Every time I read this week‘s Torah portion, in which God says to Abraham, “Lech l’cha, get yourself up and go to a land that I will show you,” I think about those ducks. No AAA triptik, no GPS, no ducks. Abraham had only the commandment to get up and go.

His immediate response shows deep faith on Abraham’s part. Was this the first of the many trials with which God would test Abraham? If so, he passed.

My favorite part of the story is that Abraham actually did more than God commanded. The commandment was lech l’cha, a phrase that means much than its usual translation, which is simply go. It literally means “go for/to yourself.”

Abraham decided that it didn’t mean just himself. He took his wife Sarah, nephew Lot, and many others along with him. He brought money, possessions, provisions.
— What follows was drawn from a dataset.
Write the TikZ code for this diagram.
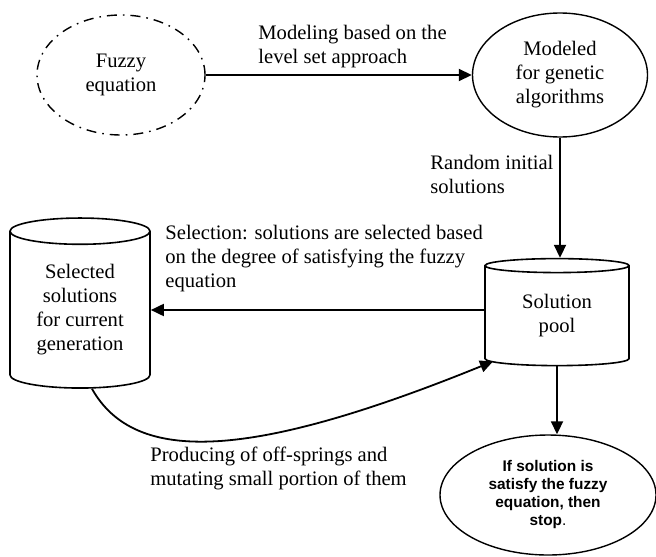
\documentclass[tikz,border=0pt]{standalone}
\usepackage{fontspec}
\setmainfont{Liberation Serif}
\newfontfamily\arialfont{Liberation Sans}
\usetikzlibrary{arrows.meta,positioning,shapes.geometric}

\newcommand{\txtfont}{\fontsize{10.3}{12}\selectfont}
\newcommand{\stopfont}{\arialfont\bfseries\fontsize{7.7}{9}\selectfont}

\tikzset{
  ell/.style={draw,ellipse,line width=0.7pt,inner sep=0pt,align=center,font=\txtfont},
  cyl/.style={draw,cylinder,shape border rotate=90,line width=0.8pt,inner sep=0pt,align=center,font=\txtfont},
  arr/.style={-{Triangle[length=6.5pt,width=6pt]},line width=0.9pt},
  lbl/.style={anchor=west,align=left,inner sep=0pt,font=\txtfont},
}

\begin{document}
\begin{tikzpicture}[x=0.5pt,y=-0.5pt]
  \useasboundingbox (0,0) rectangle (656,556);

  % ===== Nodes =====
  \node[ell,minimum width=84pt,minimum height=60pt,
        dash pattern=on 5pt off 3pt on 0.8pt off 3pt] (fuzzy) at (121,75) {Fuzzy\\equation};
  \node[ell,minimum width=87.5pt,minimum height=62pt] (modeled) at (560,75) {Modeled\\for genetic\\algorithms};
  \node[cyl,aspect=0.2,minimum width=72pt,minimum height=53.5pt] (pool) at (557,316) {Solution\\pool};
  \node[cyl,aspect=0.3,minimum width=70pt,minimum height=85pt] (sel) at (80,310) {Selected\\solutions\\for current\\generation};
  \node[ell,font=\stopfont,minimum width=108pt,minimum height=60pt] (stop) at (548,495)
    {If solution is\\satisfy the fuzzy\\equation, then\\stop{\mdseries .}};

  % --- Labels ---
  \node[lbl] (mlbl) at (258,47) {Modeling based on the\\level set approach};
  \node[lbl] (rlbl) at (430,174) {Random initial\\solutions};
  \node[lbl] (slbl) at (165,259) {Selection: solutions are selected based\\on the degree of satisfying the fuzzy\\equation};
  \node[lbl] (plbl) at (150,468) {Producing of off-springs and\\mutating small portion of them};

  % --- Arrows ---
  \draw[arr] (fuzzy.east) -- (modeled.west);
  \draw[arr] (modeled.south) -- (modeled.south |- pool.top);
  \draw[arr] (sel.east -| pool.west) -- (sel.east);
  \draw[arr] ([xshift=6pt]sel.bottom) .. controls (135,465) and (250,460) .. ([shift={(-32pt,2.5pt)}]pool.bottom);
  \draw[arr] (pool.bottom) -- (pool.bottom |- stop.north);
\end{tikzpicture}
\end{document}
He didn’t know the route, but he knew he was in for a long journey with an unknown destination, and he knew better than to go alone.

God was OK with that. God didn’t seem to mind that Abraham did it in his own way, in a way that would make him comfortable, give him companionship, and keep him safe. He may have had faith in God, but he also knew that he needed the company of other humans.

He depended on his wife Sarah quite a bit during their journeys, and I sometimes wonder how the Akedah, the near-sacrifice of Isaac on Mt. Moriah, would have turned out if he had brought her along then too.

The Unitarian minister Robert Fulghum famously wrote a list of things he learned in kindergarten, which he believed were important to remember throughout our lifetimes. The very last was this piece of advice: “When you go out into the world, watch out for traffic, hold hands, and stick together.”

It’s good advice. It was true in kindergarten, true for Abraham and Sarah, true for us today. Stick together and take good care of each other, and hold hands.